What projects are you working on at the moment?
We are involved in a German research program called Energy-optimised Construction. It funds monitoring of buildings. Together with two partner universities our research group has been collecting all data from the different monitoring projects since 1997. We are doing comparative analysis, putting together results, benchmarking buildings and also communicating the results to the public and to interested planners. So far 70 new and renovated buildings have been monitored.

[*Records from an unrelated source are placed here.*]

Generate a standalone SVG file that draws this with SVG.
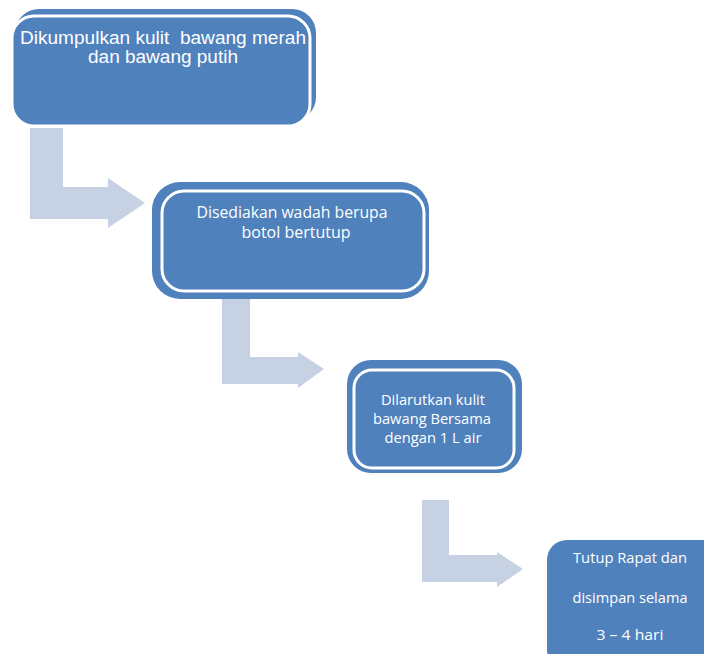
<svg xmlns="http://www.w3.org/2000/svg" width="704" height="654" viewBox="0 0 704 654">
<style>
.blue{fill:#4f81bd}
.main{fill:#4f81bd;stroke:#ffffff;stroke-width:3}
.arr{fill:#c6d1e3}
text{fill:#ffffff;font-family:"Open Sans","Liberation Sans",sans-serif;text-anchor:middle}
.t1{font-family:"Liberation Sans","Open Sans",sans-serif;font-size:17.5px}
</style>
<rect width="704" height="654" fill="#ffffff"/>
<g id="connectors">
<path class="arr" d="M30,128 H63 V187 H108 V178 L145,203 L108,228 V219 H30 Z"/>
<path class="arr" d="M222,299 H250 V357 H298 V352 L324,369 L298,388 V384 H222 Z"/>
<path class="arr" d="M422,500 H449 V555 H497 V552 L523,569 L497,587 V582 H422 Z"/>
</g>
<g id="node1">
<rect class="blue" x="15" y="9" width="301" height="112" rx="24"/>
<rect class="main" x="12" y="16" width="298" height="110" rx="22"/>
<text class="t1" x="163" y="44" xml:space="preserve" textLength="286" lengthAdjust="spacingAndGlyphs">Dikumpulkan kulit  bawang merah</text>
<text class="t1" x="163" y="63" textLength="150" lengthAdjust="spacingAndGlyphs">dan bawang putih</text>
</g>
<g id="node2">
<rect class="blue" x="152" y="182" width="277" height="117" rx="28"/>
<rect class="main" x="162" y="191" width="262" height="100" rx="22"/>
<text x="292" y="218" font-size="16" textLength="191" lengthAdjust="spacingAndGlyphs">Disediakan wadah berupa</text>
<text x="296" y="238" font-size="16" textLength="109" lengthAdjust="spacingAndGlyphs">botol bertutup</text>
</g>
<g id="node3">
<rect class="blue" x="347" y="360" width="175" height="113" rx="24"/>
<rect class="main" x="354" y="370" width="160" height="98" rx="18"/>
<text x="433" y="405" font-size="15" textLength="104" lengthAdjust="spacingAndGlyphs">Dilarutkan kulit</text>
<text x="432" y="424" font-size="15" textLength="118" lengthAdjust="spacingAndGlyphs">bawang Bersama</text>
<text x="433" y="443" font-size="15" textLength="97" lengthAdjust="spacingAndGlyphs">dengan 1 L air</text>
</g>
<g id="node4">
<rect class="blue" x="547" y="540" width="180" height="130" rx="20"/>
<text x="630" y="563" font-size="15" textLength="114" lengthAdjust="spacingAndGlyphs">Tutup Rapat dan</text>
<text x="630" y="603" font-size="15" textLength="115" lengthAdjust="spacingAndGlyphs">disimpan selama</text>
<text x="630" y="640" font-size="15" textLength="67" lengthAdjust="spacingAndGlyphs">3 – 4 hari</text>
</g>
</svg>
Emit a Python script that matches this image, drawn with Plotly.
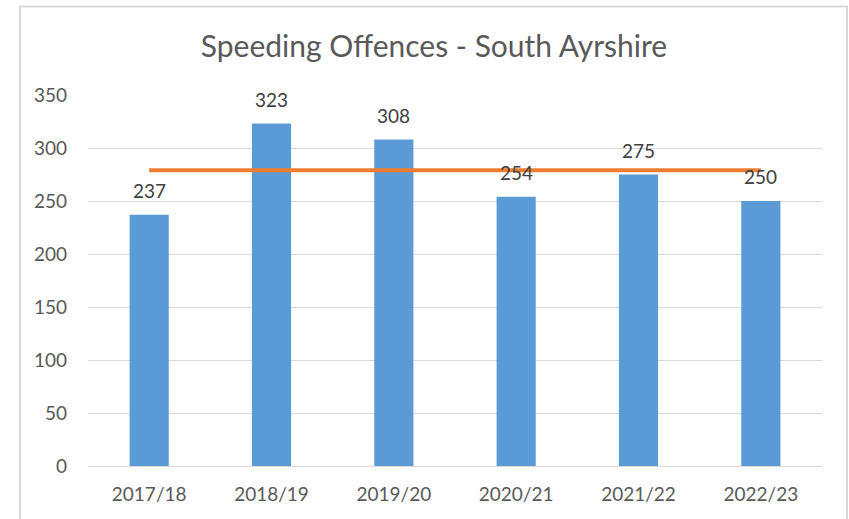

We are also working on adaptive comfort models in a three year project, where we study adaptation mechanisms of occupants in buildings in more detail. We will simulate a two room office space in a climate chamber and expose between 50-60 individuals to different conditions. They will for example be allowed to change the indoor conditions or be exposed to a fix indoor temperature, while we measure parameters such as heart and sweat rate and let them fill in questionnaires. We have conducted the project for one year, but we need more data to develop a more realistic behaviour model of occupants. Today there are only very simple models of occupants. As a part of this project, we also do surveys in real offices.

What result has surprised you the most in the research program?
Although these buildings have been involved in a research program meaning everybody was very ambitious to reach a high energy target, one big surprise was that there is still a remarkable gap of up to 30 percent between the planned energy consumption and the real energy consumption. That was an incentive for further research on monitoring software and techniques and management systems. We started developing data visualisation software, which will be available at the end of next year. This is software that basically consists of a huge database. Monitored building data are collected over longer periods and presented graphically to visualise the energy performance of the buildings.

What is especially challenging during the design of energy efficient buildings?
A big challenge is to have a continuous flow of relevant information about energy efficiency throughout the whole design, planning and building process. The building owner, the architect and the energy expert are very motivated in the beginning of the project. Then more partners come into the team and the flux of information about energy efficiency is not necessarily consistent until the building is finished.